I don't check the games corner in the newspaper shops very often these days, but today I've been reminded that it can be worth to pop in every once in a while. Started in 1988 as a companion booklet to Happy Computer, Power Play was one of the earliest German computer and video game periodicals. Together with almost all other old mags in the country, it was discontinued around the turn of the century, but now it's back! Well... sort of. Although the cover bears the enchanting label "N°01 2013," at the time being the new Power Play unfortunately is only a one-off special of the general computing magazine Chip.
The good news is, this isn't a mere resurrection in name only, but actually put together by some of its founding fathers and other veterans of the trade - compare the list of contributors below with the people I've mentioned in my earlier look at some ancient German mags.
With almost everyone's age on the team being beyond 40, the publication focuses on games with a history - be it retro remakes, sequels of long-lived series or games that follow design philosophy of old.
The mag itself takes a very mature (in the real sense) stance towards the medium. With several making-of features and developer interviews (Richard Garriot, Chris Hülsbeck, Ron Gilbert and many others) there is a strong focus on "proper" journalism. Thanks to the bundled experience, the quality of the writing is superior to any other mag out there (please pardon my wooden English translations of the quotes in this post). Several contributors get their own column, which they mostly use to bitch about recent negative trends like achievement exploitation, the oversaturation on the iOS app store, or soulless cash-ins on beloved franchises, as Heinrich Lenhardt writes on Lord of Ultima: "It doesn't play one bit like something one would expect with the name Ultima. The damage to its image shouldn't be underestimated. As EA is now trying to bake a modern follow-up to Ultima IV with Ultima Forever, part of the fan base will be somewhat reserved due to the adulteration in Lord of Ultima."
The new Power Play also does reviews, but ditches the ridiculous percent rating system that is still dominating the German games journalism landscape in favor of a personal 5-star rating. The choice of titles to review is also very selective: "Our team of reviewers is proud of its Midlife-Crisis-worthy average age. We hope for a higher compatibility to the taste of a mature readership. (...) An obscure indie game with retro style elements or the remake of a classic may be more exciting to our reviewers than the generic sequel of a popular series."

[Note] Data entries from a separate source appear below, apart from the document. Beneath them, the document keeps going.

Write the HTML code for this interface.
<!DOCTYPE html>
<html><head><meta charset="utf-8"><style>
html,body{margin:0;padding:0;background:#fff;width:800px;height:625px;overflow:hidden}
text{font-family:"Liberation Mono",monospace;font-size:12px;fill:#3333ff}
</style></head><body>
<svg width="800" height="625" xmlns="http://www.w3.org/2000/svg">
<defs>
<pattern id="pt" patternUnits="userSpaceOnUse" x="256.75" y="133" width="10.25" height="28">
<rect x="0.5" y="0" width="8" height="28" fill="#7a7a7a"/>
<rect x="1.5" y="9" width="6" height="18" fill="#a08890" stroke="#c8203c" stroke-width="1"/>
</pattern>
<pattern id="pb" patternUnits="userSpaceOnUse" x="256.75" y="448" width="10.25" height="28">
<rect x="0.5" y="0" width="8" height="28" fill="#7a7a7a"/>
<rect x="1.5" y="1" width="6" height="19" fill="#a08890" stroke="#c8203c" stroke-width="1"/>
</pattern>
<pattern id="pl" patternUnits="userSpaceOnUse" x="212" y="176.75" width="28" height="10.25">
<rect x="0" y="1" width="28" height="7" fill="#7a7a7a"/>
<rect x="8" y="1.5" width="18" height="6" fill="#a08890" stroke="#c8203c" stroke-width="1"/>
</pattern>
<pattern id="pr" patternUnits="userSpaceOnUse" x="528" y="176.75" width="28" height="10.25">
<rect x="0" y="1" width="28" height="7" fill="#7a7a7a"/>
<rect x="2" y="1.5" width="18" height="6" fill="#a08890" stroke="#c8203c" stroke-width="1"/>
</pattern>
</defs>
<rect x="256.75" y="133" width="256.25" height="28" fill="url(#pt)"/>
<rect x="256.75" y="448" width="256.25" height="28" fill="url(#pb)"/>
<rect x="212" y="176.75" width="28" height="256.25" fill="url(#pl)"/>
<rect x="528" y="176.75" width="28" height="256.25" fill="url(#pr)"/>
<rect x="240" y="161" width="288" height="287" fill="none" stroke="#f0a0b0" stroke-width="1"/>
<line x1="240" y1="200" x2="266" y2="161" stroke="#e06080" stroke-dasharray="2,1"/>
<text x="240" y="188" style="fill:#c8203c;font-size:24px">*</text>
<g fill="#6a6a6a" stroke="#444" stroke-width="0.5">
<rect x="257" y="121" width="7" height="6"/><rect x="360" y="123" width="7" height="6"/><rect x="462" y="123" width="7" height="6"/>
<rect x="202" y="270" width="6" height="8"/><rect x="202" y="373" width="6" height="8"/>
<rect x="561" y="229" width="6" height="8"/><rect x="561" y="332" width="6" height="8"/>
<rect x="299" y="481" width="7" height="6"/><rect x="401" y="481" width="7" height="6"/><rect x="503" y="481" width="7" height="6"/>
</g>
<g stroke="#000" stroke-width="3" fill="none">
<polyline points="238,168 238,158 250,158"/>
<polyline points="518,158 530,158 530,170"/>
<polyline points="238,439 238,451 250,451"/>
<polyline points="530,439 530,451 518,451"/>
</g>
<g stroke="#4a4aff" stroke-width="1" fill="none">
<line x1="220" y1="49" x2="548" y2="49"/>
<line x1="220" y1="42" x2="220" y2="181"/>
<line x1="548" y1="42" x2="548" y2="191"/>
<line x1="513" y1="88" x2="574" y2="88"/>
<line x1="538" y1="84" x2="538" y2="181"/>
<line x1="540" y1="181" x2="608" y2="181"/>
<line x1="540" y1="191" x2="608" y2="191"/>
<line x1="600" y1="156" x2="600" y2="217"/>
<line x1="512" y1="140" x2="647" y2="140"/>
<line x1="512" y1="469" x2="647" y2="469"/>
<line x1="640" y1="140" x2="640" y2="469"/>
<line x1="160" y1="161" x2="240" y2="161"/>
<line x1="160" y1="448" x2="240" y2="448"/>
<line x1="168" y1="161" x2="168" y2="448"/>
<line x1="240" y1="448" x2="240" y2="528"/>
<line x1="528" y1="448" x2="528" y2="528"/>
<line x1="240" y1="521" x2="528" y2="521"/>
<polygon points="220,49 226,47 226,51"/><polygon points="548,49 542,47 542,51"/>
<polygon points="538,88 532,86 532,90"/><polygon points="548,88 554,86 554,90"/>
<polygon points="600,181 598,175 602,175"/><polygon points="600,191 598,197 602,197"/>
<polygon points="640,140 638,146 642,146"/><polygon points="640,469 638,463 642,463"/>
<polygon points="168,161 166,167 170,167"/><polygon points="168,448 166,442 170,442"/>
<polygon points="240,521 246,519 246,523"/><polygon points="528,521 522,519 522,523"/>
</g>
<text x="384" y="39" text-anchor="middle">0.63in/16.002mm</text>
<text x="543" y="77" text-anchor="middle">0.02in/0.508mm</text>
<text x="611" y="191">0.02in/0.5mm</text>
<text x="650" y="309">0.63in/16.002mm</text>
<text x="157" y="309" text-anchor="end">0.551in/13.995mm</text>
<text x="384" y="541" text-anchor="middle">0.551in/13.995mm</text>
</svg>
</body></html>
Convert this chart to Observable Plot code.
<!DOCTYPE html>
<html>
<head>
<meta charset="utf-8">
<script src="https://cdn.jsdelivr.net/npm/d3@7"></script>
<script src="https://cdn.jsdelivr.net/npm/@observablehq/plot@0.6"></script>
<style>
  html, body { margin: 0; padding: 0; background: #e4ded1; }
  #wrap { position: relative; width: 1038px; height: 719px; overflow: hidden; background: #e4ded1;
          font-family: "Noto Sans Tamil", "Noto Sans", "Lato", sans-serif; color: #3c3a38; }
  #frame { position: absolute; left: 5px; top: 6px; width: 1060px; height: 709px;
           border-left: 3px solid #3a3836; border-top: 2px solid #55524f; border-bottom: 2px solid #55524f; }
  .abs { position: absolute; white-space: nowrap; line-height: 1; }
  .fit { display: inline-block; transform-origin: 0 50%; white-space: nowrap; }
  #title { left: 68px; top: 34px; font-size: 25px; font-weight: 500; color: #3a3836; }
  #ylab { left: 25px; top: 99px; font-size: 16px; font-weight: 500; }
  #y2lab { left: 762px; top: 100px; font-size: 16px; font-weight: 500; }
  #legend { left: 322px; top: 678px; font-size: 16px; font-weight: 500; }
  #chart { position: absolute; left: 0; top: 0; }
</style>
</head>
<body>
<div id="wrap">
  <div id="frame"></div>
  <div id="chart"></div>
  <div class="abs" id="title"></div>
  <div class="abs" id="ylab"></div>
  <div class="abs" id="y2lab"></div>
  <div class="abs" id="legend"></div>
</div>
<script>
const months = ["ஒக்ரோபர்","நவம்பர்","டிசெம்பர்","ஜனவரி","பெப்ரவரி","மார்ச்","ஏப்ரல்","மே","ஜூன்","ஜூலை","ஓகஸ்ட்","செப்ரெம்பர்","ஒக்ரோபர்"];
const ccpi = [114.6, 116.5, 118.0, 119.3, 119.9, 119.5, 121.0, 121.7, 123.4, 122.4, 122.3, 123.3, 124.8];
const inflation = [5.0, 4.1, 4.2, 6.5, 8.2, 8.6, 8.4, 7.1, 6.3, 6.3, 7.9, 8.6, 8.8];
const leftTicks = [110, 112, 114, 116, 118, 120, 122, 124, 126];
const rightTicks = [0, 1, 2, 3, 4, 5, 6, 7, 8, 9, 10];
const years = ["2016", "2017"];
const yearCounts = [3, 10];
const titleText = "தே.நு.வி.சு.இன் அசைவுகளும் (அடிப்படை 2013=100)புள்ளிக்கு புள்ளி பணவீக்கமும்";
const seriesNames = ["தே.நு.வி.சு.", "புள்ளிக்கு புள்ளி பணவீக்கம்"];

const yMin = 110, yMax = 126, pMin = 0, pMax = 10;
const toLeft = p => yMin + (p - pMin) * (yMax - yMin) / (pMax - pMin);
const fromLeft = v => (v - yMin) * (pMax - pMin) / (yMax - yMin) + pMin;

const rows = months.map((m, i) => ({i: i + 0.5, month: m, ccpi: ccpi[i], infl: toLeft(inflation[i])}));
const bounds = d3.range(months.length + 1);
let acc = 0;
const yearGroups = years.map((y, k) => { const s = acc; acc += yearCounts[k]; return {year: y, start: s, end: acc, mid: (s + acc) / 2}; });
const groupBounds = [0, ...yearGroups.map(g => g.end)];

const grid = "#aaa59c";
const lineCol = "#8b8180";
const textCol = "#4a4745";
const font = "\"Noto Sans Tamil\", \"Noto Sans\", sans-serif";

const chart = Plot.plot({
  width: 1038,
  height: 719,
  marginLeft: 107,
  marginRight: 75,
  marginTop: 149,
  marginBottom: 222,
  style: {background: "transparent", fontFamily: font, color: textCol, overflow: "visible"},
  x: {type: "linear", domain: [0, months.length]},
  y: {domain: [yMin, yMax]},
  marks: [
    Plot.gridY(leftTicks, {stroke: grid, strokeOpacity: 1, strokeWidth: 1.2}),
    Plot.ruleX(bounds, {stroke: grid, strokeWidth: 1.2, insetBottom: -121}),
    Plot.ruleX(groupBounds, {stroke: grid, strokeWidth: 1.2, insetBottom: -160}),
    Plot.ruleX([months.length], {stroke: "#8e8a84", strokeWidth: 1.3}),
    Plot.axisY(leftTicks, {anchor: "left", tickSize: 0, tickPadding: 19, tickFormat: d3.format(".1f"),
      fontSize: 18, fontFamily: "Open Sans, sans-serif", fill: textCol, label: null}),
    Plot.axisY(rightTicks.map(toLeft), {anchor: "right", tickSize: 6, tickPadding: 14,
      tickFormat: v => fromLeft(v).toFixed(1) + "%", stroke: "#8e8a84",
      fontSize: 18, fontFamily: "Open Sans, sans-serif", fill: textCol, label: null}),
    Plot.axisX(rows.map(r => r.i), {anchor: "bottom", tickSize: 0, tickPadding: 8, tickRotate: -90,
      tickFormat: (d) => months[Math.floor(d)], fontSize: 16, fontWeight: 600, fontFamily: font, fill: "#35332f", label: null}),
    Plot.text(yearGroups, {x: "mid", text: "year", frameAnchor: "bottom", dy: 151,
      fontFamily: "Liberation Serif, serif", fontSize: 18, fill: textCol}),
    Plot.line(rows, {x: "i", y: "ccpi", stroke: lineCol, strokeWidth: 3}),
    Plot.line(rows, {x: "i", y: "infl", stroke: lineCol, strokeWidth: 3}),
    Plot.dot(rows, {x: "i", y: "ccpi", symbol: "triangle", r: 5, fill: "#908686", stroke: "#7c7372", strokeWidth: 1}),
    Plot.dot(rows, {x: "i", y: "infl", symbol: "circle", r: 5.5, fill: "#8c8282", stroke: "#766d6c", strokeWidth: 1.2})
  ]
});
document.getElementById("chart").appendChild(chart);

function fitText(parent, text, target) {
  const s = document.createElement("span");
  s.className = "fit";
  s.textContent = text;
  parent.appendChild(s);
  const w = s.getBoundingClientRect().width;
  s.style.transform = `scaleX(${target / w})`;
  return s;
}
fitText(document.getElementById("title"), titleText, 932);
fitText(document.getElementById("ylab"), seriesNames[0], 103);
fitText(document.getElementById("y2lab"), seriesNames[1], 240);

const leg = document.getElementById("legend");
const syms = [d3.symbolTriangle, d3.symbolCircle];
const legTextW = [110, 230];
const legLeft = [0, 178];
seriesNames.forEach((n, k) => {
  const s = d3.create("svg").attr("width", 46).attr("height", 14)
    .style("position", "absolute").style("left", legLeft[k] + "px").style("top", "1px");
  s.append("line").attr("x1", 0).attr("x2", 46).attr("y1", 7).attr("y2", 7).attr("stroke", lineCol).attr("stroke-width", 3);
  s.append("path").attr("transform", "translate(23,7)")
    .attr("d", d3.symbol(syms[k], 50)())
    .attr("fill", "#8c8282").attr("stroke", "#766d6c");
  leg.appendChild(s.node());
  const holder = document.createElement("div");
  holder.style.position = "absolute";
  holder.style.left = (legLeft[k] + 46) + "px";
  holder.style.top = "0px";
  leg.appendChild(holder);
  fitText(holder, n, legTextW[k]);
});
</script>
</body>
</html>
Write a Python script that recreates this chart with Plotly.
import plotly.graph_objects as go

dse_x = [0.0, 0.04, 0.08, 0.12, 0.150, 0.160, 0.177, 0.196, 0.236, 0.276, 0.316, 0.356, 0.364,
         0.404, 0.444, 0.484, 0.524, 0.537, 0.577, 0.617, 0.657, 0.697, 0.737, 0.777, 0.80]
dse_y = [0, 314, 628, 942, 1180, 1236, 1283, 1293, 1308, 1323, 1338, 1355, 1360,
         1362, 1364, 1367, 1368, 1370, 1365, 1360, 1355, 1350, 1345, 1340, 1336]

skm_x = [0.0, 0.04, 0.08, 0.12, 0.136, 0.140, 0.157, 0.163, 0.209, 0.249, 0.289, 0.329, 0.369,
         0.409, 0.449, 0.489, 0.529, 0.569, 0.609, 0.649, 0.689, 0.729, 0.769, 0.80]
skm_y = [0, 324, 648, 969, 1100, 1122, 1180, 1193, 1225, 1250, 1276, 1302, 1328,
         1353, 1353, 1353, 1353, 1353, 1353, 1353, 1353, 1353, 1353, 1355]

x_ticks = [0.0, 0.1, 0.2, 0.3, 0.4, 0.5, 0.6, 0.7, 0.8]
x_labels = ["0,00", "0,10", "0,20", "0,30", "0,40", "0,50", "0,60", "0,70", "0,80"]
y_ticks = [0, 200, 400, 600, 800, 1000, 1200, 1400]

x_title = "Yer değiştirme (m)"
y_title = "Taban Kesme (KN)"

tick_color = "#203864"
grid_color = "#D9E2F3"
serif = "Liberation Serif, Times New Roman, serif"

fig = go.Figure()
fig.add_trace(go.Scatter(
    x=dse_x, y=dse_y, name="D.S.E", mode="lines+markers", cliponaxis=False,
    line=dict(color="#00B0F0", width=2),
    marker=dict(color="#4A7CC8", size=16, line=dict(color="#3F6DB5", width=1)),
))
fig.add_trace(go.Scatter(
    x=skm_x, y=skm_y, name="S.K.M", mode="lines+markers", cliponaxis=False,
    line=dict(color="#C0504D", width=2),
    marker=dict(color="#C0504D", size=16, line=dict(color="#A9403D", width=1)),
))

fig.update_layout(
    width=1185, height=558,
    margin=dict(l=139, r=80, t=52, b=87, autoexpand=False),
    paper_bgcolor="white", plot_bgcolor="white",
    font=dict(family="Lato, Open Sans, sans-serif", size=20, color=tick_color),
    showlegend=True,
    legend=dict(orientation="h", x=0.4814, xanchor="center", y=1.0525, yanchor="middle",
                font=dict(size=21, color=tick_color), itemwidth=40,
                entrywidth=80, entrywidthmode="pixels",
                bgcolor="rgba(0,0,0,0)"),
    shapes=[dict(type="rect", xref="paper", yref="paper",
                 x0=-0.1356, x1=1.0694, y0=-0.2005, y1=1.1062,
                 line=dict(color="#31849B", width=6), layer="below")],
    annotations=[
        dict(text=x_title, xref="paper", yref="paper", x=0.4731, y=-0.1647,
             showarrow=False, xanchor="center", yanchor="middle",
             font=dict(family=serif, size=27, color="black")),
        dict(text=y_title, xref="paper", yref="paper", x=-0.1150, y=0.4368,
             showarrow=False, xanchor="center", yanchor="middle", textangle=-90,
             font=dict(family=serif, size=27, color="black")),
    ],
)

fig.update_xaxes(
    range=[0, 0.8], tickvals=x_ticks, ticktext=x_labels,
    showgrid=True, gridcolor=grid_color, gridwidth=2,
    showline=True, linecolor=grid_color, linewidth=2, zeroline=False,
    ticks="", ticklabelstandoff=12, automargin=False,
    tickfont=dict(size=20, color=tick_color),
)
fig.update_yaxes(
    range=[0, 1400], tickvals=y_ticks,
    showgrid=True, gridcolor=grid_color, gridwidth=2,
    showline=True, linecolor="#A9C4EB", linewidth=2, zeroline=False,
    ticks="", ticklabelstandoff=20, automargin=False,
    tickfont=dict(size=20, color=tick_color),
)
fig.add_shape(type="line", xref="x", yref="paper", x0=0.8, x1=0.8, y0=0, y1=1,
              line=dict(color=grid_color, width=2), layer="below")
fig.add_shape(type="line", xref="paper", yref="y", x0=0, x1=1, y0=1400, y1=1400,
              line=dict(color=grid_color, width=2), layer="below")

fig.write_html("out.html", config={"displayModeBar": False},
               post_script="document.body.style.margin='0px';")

The 2-page reviews all contain an overview of the history of the franchise or its designer, and a selection of three quoted opinions from other (online-)publications. About a third of the reviews is squeezed onto a single page, where those are missing.
Fifa 2013 - the longest review - is accompanied with a collection of 11 soccer game milestones.
The mag ends with a retro section proper, which contains company profiles of Super Fighter Team and Psygnosis, an overview of the Commodore Amiga's career, a making of about Q*Bert and a number of retro reviews - now without any assigned score, but interesting quotes the authors (and some of their German colleagues) wrote about the game back in the day.
All in all, stumbling over the mag has been a very pleasant surprise, the writing is top notch, and the selection of topics is perfect to the taste of a Hardcore Gaming 101 editor/reader (the only slip-up being the interview with the German alternative rock band The Donots, which apparently just happens to like video games).
The mag comes with a DVD, but distributing the contained freeware games, demos and tools this way now really feels anachronistic. It has also a video show moderated by Lenhardt that contains a few neat features like a visit at Chris Hülsbeck's studio and a tongue-in-cheek comparison of Fifa 2013 and the 1983 C64 game International Soccer, alongside trailers for Wreck-It Ralph, the reality TV-style retro tournament movie Brot und Spiele (another one of those, ugh!), Chris Robert's new space sim Star Citizen/Squadron 42, but that doesn't even run in regular DVD players, and they would've been better off just posting it online to keep the costs low.
The price of €8,90 for 130 pages might seem a bit prohibitive (or am I that out of touch with the price range of print mags these days?), but I cannot but urge any German-speaking reader to make that purchase - who knows when we'll ever see such a well-written, well-composed magazine again? (Actually, the editorial hints that more issues might be a possibility if this proves successful, so buy, buy, buy!)